I remember the first
time I put on my full pack. Man, the thing was heavy. Walking with
it was awkward and I felt like I was carrying the weight of another
person. There were things in that bag I knew I shouldn't have packed
(sleeping bag) and things missing I should have (rain coat, proper
toiletries bag). I couldn't tell what was going on behind me as I
walked through busy Penn Station in New York and I had to take care
not to hit anyone when I turned. I was so nervous about what was
ahead of me, being on an around-the-world backpacking trip starting
in Ireland and ending ?? But I was anxious and ready to go.
Today, 2 years later I
slip on my pack and it fits me like a glove. It's been awhile since
we have been together, and I can't help but think “hello, old
friend”. A certain thrill runs through my blood that I haven't
felt in a long time. My attempts to wash the dirt and smells off it
have long failed. I see the brown spots and think of it being shoved
under benches in Chinese and Russian trains. I smell the flowery
odor of my conditioner in the top pocket where my toiletries burst
open more times than I would like. I smell...well I am not sure what
you want to call it....muskiness? The bag has been on 13 planes,
about 10 trains and a few boats and buses. I don't think the smell
is going away anytime soon, so why bother? I touch the fabric and
think of the time I had to hold it in my lap on a cramped 4 hour bus
ride through southern China. My knees started to go numb after a bit.
I should get a new bag really, but I won't. We will be together
until it dies, because I am just too loyal to something that never
gave up on me.
I am going home.

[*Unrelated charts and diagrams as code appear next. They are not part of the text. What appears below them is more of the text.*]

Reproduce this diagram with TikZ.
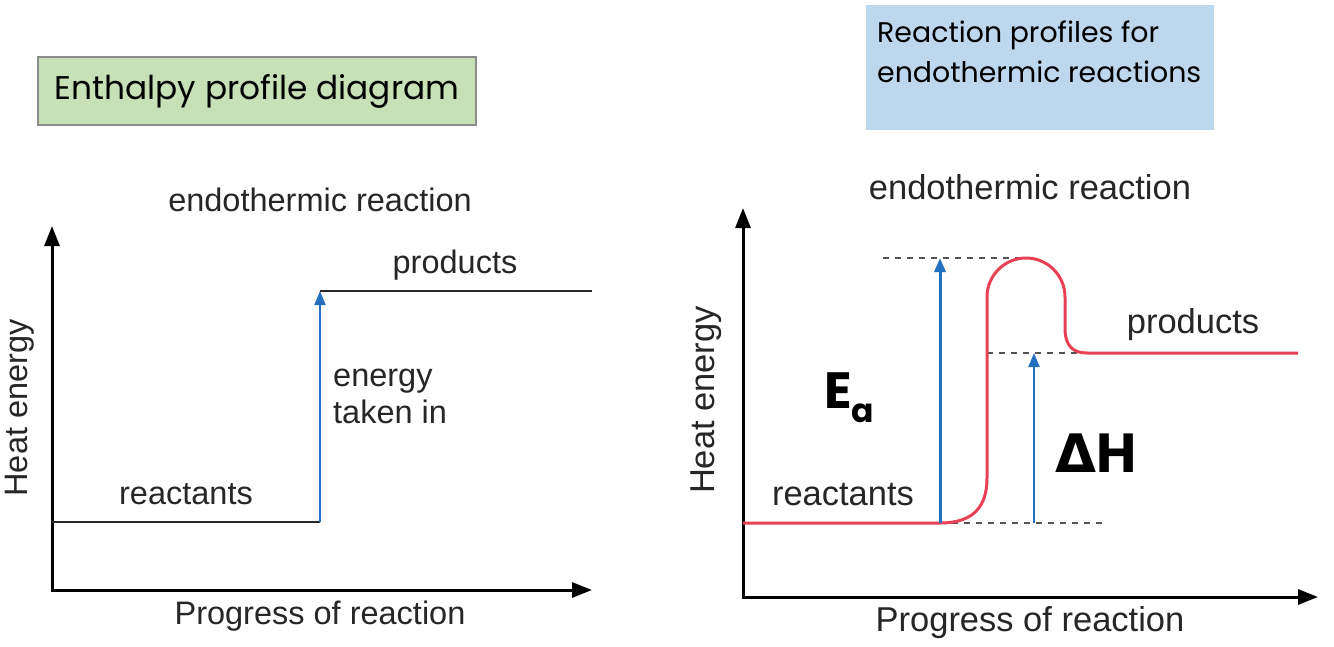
\documentclass[tikz,border=0pt]{standalone}
\usepackage{fontspec}
\setmainfont{Liberation Sans}
\newfontfamily\titlefont{Poppins}
\newfontfamily\symfont{DejaVu Sans}
\usetikzlibrary{arrows.meta}
\definecolor{boxgreen}{RGB}{199,224,182}
\definecolor{boxblue}{RGB}{189,215,238}
\definecolor{curvered}{RGB}{232,64,84}
\definecolor{arrowblue}{RGB}{36,112,192}
\definecolor{levelgray}{RGB}{40,40,40}
\tikzset{
  axis/.style={line width=3pt, black, -{Triangle[width=15pt,length=20pt]}},
  level/.style={line width=2.4pt, levelgray},
  bluearrow/.style={line width=2.2pt, arrowblue, -{Triangle[width=11pt,length=14pt]}},
  dashline/.style={line width=1.4pt, levelgray!80, dash pattern=on 6pt off 6pt},
  lbl/.style={font=\fontsize{32.5}{38}\selectfont, text=black!85, inner sep=0pt},
  rlbl/.style={font=\fontsize{34.5}{40}\selectfont, text=black!85, inner sep=0pt},
  titlebox/.style={inner sep=0pt}
}
\begin{document}
\begin{tikzpicture}[x=1pt,y=-1pt]
\useasboundingbox (0,0) rectangle (1334,646);
% ---------- left panel ----------
\node[titlebox, font=\titlefont\fontsize{32.8}{40}\selectfont, fill=boxgreen, draw=black!45, line width=1.2pt,
      minimum width=438pt, minimum height=68pt] (ltitle) at (257,91) {Enthalpy profile diagram};
\node[lbl] (lhead) at (320,200) {endothermic reaction};
\coordinate (lo) at (52,590);
\coordinate (ly) at (52,226);
\coordinate (lx) at (592,590);
\draw[axis] (lo) -- (ly);
\draw[axis] (51,590) -- (lx);
\coordinate (lr0) at (52,522);
\coordinate (lr1) at (320,522);
\coordinate (lp0) at (320,291);
\coordinate (lp1) at (592,291);
\draw[level] (lr0) -- (lr1);
\draw[level] (lp0) -- (lp1);
\draw[bluearrow] (lr1) -- (lp0);
\node[lbl] (lprod) at (455,265) {products};
\node[lbl] (lreac) at (186,494) {reactants};
\node[lbl, anchor=west, align=left] (ltaken) at (333,396) {energy\\[-1pt]taken in};
\node[lbl, rotate=90] (lyl) at (20,408) {Heat energy};
\node[lbl] (lxl) at (320,616) {Progress of reaction};
% ---------- right panel ----------
\fill[boxblue] (866,5) rectangle (1214,130);
\node[titlebox, anchor=north west, align=left, font=\titlefont\fontsize{28.4}{40}\selectfont] (rtitle) at (877,21) {Reaction profiles for\\endothermic reactions};
\node[rlbl] (rhead) at (1030,187) {endothermic reaction};
\coordinate (ro) at (743,597);
\coordinate (ry) at (743,208);
\coordinate (rx) at (1318,597);
\draw[axis] (ro) -- (ry);
\draw[axis] (742,597) -- (rx);
\coordinate (rr0) at (743,523);
\coordinate (rr1) at (940,523);
\coordinate (rtop) at (1026,258);
\coordinate (rp1) at (1087,353);
\coordinate (rp2) at (1298,353);
% dashed guides
\draw[dashline] (883,258) -- (rtop);
\draw[dashline] (987,353) -- (rp1);
\draw[dashline] (rr1) -- (1106,523);
% red profile
\draw[curvered, line width=3pt, line join=round]
  (rr0) -- (rr1) .. controls (975,523) and (987,505) .. (987,478)
  -- (987,297) arc[start angle=180, end angle=0, radius=39pt]
  -- (1065,328) .. controls (1065,346) and (1073,353) .. (rp1) -- (rp2);
% arrows
\coordinate (eab) at (940,523);
\coordinate (eat) at (940,258);
\coordinate (dhb) at (1034,523);
\coordinate (dht) at (1034,353);
\draw[bluearrow, line width=3pt] (eab) -- (eat);
\draw[bluearrow] (dhb) -- (dht);
\node[rlbl] (rprod) at (1193,325) {products};
\node[rlbl] (rreac) at (843,495) {reactants};
\node[inner sep=0pt, anchor=base west, font=\titlefont\bfseries\fontsize{51}{54}\selectfont] (ea) at (824,408) {E\raisebox{-14pt}{\fontsize{33}{36}\selectfont a}};
\node[inner sep=0pt, anchor=base west, font=\titlefont\bfseries\fontsize{55}{58}\selectfont] (dh) at (1055,472) {{\symfont\bfseries\fontsize{53}{56}\selectfont Δ}H};
\node[rlbl, rotate=90] (ryl) at (706,400) {Heat energy};
\node[rlbl] (rxl) at (1030,623) {Progress of reaction};
\end{tikzpicture}
\end{document}
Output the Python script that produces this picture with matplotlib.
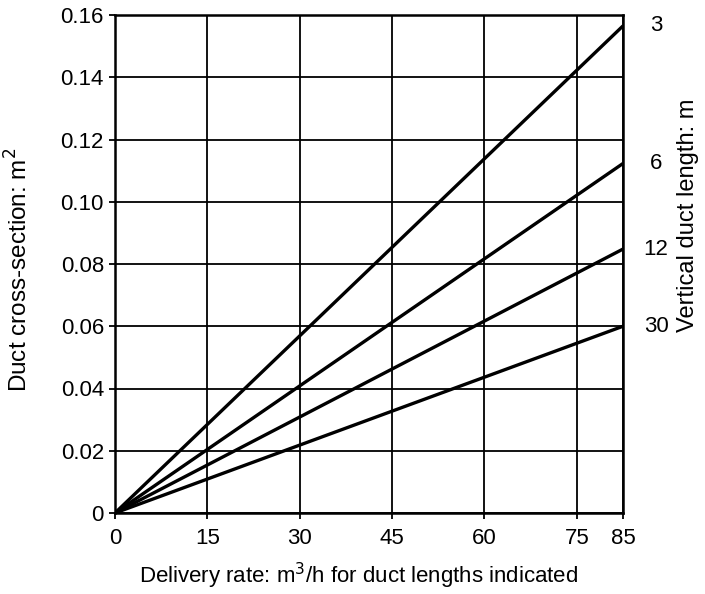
import numpy as np
import matplotlib.pyplot as plt

plt.rcParams['font.family'] = ['Liberation Sans', 'DejaVu Sans']

# Duct lengths (m) and cross-section at the right edge (m2 at 85 m3/h)
duct_lengths = ["3", "6", "12", "30"]
rate_end = 85
section_end = [0.1565, 0.1123, 0.0848, 0.0600]

x_ticks = [0, 15, 30, 45, 60, 75, 85]
y_ticks = [0, 0.02, 0.04, 0.06, 0.08, 0.10, 0.12, 0.14, 0.16]
y_labels = ["0", "0.02", "0.04", "0.06", "0.08", "0.10", "0.12", "0.14", "0.16"]


# The last column (75-85) is drawn about half a cell wide in the original
def fwd(x):
    x = np.asarray(x, dtype=float)
    return np.where(x <= 75, x, 75 + (x - 75) * 0.75)

def inv(x):
    x = np.asarray(x, dtype=float)
    return np.where(x <= 75, x, 75 + (x - 75) / 0.75)


fig = plt.figure(figsize=(7.05, 5.94), dpi=100)
ax = fig.add_axes([115/705, 1 - 513/594, 508/705, 498/594])
ax.set_xscale('function', functions=(fwd, inv))

for lab, y_end in zip(duct_lengths, section_end):
    ax.plot([0, rate_end], [0, y_end], color='black', lw=2.4, solid_capstyle='butt')
    ax.text(1.065, y_end, lab, transform=ax.get_yaxis_transform(),
            ha='center', va='center', fontsize=16)

ax.set_xlim(0, 85)
ax.set_ylim(0, 0.16)
ax.set_xticks(x_ticks)
ax.set_xticklabels([str(t) for t in x_ticks])
ax.set_yticks(y_ticks)
ax.set_yticklabels(y_labels)
ax.grid(True, color='black', lw=1.3)
ax.tick_params(axis='both', labelsize=16, length=4, width=1.3, color='black', pad=4)
ax.tick_params(axis='x', pad=7)
for s in ax.spines.values():
    s.set_linewidth(1.8)

fig.text(19/705, 1 - 270/594, "Duct cross-section: m$^2$", rotation=90,
         ha='center', va='center', fontsize=17.5)
fig.text(359/705, 1 - 576/594, "Delivery rate: m$^3$/h for duct lengths indicated",
         ha='center', va='center', fontsize=16)
fig.text(688/705, 1 - 215/594, "Vertical duct length: m", rotation=90,
         ha='center', va='center', fontsize=17)

fig.savefig("out.png", dpi=100)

For a
holiday. Then I am coming back to New Zealand where I currently
live. Just as I didn't know how long I would be when I initially
left, I am not sure how long it will be when I leave again. It's
bizarre, that I am going home for just a visit. I haven't seen my
family and friends in 2 years and now it will be for just a tiny few
3 weeks.
I sit in my bedroom and
finger the few American notes I currently have. They feel familiar
and yet foreign to me at the same time. I guess the same can be said
for how I feel about home. At first I was so excited but as the trip
draws near I am nervous. What are people going to think of me? Do
people still think of me the same way as when I left? I start to
feel badly about the people I lost touch with. I am really not the
same person as when I left- neither mentally or physically. In some
ways I am better and some ways I am worse. I left home because I was
lost. But to be honest, I feel no more found as when I left, perhaps
I am even more lost. I am nervous about what I will think of home.
Will I not want to leave again? Will I regret any choices that I
made?
Living abroad can be a
hard choice, particularly if you live on the other side of the globe.
After awhile you get used to missing all the events at home. But
you have this comforting feeling that everyone is still there,
looking forward to seeing you. It's a scary thought that perhaps
people have moved on and have perhaps given up on you.
Bottom line, it feels
good to get that pack on again. It's been far too long.